Your task is to reproduce word for word the lines running from the line containing "Clone this chart in Observable Plot." to the line containing "const xTicks9 = [-9, -8, -7, -6, -5];", inclusive. Nothing else belongs in the answer.

Records excerpted from a collection
________________________

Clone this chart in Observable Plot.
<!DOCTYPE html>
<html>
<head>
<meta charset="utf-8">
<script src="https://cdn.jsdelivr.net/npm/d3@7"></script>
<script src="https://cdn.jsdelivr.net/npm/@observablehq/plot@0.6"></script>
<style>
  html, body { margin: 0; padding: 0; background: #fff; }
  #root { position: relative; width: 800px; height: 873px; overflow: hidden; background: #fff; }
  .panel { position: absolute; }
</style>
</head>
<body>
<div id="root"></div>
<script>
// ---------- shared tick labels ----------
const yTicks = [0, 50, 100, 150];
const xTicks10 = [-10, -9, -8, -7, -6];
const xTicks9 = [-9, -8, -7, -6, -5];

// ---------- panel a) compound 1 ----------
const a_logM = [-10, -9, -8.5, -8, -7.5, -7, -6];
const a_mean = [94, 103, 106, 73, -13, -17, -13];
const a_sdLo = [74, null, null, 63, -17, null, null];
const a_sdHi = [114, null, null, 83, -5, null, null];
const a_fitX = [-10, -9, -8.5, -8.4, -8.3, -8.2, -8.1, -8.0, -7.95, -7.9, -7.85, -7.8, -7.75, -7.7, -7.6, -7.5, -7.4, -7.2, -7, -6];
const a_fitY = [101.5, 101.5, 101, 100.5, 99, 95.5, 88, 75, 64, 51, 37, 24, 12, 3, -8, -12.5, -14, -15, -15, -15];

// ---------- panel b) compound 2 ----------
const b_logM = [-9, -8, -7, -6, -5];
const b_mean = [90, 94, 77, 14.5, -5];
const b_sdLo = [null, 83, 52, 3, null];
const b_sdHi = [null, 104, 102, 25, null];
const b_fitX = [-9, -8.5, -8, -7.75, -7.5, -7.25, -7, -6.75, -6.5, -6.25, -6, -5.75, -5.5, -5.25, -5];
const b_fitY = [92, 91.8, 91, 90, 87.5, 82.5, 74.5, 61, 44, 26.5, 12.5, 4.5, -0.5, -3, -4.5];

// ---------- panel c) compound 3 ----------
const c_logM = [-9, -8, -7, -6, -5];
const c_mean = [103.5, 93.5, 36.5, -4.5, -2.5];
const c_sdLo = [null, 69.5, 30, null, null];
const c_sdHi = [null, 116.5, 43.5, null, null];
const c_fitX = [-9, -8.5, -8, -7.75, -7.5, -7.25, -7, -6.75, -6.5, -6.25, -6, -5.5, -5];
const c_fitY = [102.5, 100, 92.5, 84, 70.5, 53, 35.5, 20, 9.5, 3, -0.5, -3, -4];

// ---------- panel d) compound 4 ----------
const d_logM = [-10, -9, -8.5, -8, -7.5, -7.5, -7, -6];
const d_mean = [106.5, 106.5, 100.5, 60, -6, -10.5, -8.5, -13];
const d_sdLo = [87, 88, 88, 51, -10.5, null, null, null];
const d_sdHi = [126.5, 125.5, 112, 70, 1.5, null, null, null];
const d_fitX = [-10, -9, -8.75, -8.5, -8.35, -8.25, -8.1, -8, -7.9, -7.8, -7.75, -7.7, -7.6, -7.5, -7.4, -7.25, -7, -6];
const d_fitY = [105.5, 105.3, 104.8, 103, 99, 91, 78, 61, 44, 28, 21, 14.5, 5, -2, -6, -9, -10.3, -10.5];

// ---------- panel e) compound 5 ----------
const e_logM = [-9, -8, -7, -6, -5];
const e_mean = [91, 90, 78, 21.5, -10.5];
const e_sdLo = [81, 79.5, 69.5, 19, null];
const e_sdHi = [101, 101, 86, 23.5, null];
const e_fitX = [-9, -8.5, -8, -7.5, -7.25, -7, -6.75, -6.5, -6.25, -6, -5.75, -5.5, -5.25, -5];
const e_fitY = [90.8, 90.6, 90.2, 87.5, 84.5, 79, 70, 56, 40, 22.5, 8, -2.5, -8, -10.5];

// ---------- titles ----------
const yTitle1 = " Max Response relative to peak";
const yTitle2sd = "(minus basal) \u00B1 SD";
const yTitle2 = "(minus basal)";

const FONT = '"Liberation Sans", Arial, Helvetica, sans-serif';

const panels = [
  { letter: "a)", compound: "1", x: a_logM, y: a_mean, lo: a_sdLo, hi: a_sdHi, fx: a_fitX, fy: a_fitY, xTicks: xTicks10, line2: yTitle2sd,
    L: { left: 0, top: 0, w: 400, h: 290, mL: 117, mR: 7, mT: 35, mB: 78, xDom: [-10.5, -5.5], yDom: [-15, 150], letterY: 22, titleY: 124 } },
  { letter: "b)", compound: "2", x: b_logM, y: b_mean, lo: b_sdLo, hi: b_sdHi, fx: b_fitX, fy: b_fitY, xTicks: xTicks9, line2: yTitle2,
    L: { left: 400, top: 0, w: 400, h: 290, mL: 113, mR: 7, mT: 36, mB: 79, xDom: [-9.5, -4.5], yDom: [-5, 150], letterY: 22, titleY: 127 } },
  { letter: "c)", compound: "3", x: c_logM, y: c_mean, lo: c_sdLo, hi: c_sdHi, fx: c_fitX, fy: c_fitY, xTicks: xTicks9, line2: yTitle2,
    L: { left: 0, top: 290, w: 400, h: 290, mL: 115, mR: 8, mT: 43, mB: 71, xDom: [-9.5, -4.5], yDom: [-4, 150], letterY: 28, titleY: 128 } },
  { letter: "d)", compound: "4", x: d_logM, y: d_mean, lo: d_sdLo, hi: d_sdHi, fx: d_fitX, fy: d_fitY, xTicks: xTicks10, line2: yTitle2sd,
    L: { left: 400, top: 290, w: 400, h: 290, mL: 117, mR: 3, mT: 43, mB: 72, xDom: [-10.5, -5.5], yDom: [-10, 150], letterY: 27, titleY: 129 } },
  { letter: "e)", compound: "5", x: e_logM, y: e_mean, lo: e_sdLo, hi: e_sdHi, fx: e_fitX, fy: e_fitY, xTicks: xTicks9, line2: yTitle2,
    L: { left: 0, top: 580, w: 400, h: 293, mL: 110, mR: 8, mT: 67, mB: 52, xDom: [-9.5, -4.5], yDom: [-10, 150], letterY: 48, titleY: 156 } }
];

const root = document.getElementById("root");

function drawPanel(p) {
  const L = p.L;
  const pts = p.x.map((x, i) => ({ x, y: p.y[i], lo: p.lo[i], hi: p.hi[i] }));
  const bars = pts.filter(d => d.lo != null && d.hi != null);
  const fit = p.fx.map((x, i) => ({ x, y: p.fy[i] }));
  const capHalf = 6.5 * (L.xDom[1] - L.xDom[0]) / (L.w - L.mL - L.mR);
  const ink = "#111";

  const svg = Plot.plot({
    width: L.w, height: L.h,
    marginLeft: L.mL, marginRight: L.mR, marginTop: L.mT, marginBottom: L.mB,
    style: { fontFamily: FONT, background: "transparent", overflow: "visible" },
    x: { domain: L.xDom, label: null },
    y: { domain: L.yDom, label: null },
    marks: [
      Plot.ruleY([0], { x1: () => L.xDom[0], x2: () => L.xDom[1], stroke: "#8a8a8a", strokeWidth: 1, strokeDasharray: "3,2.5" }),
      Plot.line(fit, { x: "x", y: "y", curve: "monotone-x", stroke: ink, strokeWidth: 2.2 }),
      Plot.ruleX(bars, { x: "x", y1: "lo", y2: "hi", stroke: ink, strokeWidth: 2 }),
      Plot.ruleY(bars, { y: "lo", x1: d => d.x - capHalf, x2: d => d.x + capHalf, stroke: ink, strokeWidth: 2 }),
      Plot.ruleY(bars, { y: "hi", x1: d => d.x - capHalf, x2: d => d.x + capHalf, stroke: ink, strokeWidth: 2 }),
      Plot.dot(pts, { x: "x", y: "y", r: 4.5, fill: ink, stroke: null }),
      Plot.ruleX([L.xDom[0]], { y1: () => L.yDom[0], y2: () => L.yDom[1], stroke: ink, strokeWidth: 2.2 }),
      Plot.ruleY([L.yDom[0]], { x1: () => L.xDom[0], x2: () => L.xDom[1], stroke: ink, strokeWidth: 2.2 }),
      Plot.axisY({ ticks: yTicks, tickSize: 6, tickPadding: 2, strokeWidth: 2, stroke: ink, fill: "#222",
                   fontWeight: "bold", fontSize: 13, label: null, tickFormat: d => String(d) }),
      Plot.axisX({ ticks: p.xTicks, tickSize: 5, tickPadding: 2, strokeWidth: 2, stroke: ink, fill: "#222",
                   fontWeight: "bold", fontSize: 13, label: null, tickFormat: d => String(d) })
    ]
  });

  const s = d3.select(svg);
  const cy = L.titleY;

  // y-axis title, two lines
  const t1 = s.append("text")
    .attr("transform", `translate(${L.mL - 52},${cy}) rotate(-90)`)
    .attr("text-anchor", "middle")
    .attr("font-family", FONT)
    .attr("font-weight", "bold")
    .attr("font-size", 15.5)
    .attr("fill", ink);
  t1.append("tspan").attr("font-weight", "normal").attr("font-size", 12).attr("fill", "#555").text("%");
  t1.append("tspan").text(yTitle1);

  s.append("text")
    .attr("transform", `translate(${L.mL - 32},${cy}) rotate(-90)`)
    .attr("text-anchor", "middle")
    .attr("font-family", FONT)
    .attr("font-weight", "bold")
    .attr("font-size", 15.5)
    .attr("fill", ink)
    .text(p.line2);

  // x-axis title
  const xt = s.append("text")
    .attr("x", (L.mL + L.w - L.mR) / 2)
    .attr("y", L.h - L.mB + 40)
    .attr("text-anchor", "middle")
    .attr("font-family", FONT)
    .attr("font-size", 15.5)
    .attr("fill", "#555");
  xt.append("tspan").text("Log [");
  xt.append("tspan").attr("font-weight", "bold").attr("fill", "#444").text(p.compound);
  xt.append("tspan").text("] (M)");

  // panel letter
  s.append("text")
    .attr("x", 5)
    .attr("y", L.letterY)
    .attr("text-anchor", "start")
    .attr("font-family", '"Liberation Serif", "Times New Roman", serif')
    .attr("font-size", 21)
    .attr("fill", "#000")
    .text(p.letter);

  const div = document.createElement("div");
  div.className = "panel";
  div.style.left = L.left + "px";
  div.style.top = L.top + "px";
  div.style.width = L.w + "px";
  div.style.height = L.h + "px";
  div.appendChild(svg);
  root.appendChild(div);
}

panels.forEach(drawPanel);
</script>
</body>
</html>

________________________

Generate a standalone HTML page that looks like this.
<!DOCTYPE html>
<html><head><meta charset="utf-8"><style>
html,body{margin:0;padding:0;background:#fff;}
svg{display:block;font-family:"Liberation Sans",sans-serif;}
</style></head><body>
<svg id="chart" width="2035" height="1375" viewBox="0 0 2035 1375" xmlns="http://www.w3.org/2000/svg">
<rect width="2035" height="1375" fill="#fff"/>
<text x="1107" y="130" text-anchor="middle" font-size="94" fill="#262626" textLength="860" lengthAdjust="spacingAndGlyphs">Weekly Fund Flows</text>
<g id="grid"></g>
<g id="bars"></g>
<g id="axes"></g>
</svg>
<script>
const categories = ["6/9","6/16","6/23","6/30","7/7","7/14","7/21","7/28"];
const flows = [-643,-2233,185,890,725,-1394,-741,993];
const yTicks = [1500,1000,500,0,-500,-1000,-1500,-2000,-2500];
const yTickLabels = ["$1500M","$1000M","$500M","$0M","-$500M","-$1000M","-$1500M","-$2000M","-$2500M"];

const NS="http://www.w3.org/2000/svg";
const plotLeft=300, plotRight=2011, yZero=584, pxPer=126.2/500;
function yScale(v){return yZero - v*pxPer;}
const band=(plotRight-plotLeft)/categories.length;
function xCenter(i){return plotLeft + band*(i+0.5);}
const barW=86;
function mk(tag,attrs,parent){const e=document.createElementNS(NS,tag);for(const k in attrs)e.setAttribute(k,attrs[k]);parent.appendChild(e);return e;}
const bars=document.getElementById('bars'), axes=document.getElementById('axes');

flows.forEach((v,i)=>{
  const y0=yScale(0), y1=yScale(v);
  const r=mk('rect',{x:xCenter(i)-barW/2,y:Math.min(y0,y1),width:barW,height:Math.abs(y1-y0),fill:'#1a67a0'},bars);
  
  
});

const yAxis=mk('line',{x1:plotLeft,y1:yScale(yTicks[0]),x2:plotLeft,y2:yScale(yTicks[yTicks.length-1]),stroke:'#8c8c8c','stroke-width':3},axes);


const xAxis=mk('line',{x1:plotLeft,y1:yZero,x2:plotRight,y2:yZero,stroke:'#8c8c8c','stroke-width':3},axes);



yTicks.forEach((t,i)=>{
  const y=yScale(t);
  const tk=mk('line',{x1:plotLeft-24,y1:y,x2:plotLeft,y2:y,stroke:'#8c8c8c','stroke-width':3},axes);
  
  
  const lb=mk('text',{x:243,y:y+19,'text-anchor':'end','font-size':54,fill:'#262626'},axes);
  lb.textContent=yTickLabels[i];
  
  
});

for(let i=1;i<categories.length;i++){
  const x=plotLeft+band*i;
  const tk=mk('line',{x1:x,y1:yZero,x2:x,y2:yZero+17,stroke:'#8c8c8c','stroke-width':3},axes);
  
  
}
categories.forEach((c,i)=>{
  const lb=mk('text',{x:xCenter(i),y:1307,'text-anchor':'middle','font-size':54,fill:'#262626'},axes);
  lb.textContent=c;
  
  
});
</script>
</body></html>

________________________

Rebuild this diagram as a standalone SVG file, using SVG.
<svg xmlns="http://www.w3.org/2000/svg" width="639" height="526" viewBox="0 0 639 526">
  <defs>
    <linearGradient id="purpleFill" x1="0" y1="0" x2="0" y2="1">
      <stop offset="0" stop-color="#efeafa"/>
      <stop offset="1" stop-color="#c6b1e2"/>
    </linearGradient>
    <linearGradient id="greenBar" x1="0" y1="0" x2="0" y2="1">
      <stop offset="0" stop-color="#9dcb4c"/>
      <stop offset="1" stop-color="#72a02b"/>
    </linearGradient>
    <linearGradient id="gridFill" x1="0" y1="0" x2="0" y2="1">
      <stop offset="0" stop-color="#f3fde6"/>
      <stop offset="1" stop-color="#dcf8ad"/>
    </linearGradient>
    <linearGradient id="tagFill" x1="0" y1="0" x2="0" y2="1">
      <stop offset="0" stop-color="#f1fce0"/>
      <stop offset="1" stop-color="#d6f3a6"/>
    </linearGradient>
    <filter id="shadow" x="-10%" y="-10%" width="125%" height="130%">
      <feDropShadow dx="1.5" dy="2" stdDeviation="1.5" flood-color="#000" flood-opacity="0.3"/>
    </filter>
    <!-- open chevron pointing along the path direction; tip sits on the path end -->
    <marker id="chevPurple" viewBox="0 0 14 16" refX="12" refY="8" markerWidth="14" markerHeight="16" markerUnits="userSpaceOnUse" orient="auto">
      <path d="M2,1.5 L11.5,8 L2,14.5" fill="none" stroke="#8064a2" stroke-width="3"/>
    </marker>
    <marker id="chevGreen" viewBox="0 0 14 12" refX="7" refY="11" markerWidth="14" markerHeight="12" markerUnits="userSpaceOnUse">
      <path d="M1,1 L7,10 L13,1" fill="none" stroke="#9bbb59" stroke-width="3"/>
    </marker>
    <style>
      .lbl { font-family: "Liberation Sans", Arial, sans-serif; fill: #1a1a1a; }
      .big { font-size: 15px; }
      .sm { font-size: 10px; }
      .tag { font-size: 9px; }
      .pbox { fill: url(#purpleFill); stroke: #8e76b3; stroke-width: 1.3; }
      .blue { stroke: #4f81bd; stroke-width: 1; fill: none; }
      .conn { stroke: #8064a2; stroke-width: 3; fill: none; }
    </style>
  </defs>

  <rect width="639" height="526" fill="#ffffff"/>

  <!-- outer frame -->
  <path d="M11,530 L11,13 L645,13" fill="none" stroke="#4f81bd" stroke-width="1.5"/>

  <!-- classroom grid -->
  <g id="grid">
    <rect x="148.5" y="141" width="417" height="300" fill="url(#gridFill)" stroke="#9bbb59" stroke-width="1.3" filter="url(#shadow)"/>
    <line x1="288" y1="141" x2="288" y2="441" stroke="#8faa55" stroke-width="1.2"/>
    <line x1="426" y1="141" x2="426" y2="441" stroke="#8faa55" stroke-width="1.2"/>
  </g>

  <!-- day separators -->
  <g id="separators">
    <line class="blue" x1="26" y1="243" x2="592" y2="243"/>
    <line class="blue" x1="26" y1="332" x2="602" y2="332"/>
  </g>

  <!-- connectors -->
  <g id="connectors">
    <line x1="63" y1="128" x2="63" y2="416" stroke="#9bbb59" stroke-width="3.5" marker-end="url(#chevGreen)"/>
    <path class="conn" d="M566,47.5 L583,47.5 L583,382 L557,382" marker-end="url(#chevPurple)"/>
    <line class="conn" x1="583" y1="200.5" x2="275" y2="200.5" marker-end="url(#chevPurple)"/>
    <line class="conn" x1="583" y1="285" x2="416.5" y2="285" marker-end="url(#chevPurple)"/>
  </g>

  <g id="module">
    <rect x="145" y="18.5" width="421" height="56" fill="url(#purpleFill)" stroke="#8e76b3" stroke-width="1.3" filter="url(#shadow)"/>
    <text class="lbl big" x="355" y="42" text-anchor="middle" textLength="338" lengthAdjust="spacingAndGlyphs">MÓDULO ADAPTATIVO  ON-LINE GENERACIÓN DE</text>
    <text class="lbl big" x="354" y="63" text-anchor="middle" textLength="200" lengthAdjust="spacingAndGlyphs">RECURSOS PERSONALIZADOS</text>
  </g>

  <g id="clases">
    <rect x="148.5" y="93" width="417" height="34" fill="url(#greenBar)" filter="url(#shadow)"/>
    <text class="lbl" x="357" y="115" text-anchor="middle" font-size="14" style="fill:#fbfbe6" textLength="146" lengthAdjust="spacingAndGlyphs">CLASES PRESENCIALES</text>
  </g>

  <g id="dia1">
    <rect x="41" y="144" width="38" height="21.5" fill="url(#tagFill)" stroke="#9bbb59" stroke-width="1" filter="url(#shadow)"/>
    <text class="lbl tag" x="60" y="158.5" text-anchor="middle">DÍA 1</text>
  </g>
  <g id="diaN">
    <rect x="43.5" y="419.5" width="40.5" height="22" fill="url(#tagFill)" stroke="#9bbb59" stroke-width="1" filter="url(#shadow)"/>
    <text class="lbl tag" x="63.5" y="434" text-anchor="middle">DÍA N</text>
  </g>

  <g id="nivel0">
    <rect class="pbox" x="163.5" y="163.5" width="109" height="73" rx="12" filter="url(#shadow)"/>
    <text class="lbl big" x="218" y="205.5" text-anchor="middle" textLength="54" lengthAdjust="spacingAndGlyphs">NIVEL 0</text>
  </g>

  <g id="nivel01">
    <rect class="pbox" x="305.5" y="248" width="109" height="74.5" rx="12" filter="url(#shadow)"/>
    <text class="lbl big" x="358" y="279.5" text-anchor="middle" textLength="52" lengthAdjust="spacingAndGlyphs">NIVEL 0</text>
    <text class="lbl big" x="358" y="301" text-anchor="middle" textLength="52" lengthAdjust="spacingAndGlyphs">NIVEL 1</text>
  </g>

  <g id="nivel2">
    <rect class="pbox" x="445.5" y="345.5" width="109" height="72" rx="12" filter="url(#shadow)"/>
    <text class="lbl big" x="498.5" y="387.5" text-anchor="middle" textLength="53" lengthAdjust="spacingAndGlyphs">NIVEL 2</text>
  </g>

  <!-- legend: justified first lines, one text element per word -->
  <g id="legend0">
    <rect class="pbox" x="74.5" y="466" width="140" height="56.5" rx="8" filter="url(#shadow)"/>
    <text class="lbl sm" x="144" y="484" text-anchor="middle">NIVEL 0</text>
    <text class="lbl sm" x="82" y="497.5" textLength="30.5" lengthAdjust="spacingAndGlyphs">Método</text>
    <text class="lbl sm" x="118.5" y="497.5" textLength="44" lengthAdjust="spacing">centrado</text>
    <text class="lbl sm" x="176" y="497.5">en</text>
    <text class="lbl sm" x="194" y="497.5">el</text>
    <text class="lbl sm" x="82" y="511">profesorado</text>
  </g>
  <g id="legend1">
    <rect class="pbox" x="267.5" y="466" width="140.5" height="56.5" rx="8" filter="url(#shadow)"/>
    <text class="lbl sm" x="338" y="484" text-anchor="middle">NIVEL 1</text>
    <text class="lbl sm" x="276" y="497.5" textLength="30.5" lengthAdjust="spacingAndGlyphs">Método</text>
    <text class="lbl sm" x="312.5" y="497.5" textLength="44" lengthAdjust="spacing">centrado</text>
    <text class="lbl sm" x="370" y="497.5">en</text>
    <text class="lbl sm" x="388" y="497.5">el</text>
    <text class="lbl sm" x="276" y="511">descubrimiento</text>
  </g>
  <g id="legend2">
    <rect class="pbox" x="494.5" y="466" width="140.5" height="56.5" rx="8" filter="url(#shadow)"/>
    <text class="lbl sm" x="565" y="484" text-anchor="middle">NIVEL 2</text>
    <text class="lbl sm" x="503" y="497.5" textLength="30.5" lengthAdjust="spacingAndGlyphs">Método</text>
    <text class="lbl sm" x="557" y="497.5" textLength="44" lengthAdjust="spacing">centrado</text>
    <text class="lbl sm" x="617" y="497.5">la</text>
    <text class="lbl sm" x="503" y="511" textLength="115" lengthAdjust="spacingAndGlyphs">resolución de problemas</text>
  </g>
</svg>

________________________

- Task result:
Clone this chart in Observable Plot.
<!DOCTYPE html>
<html>
<head>
<meta charset="utf-8">
<script src="https://cdn.jsdelivr.net/npm/d3@7"></script>
<script src="https://cdn.jsdelivr.net/npm/@observablehq/plot@0.6"></script>
<style>
  html, body { margin: 0; padding: 0; background: #fff; }
  #root { position: relative; width: 800px; height: 873px; overflow: hidden; background: #fff; }
  .panel { position: absolute; }
</style>
</head>
<body>
<div id="root"></div>
<script>
// ---------- shared tick labels ----------
const yTicks = [0, 50, 100, 150];
const xTicks10 = [-10, -9, -8, -7, -6];
const xTicks9 = [-9, -8, -7, -6, -5];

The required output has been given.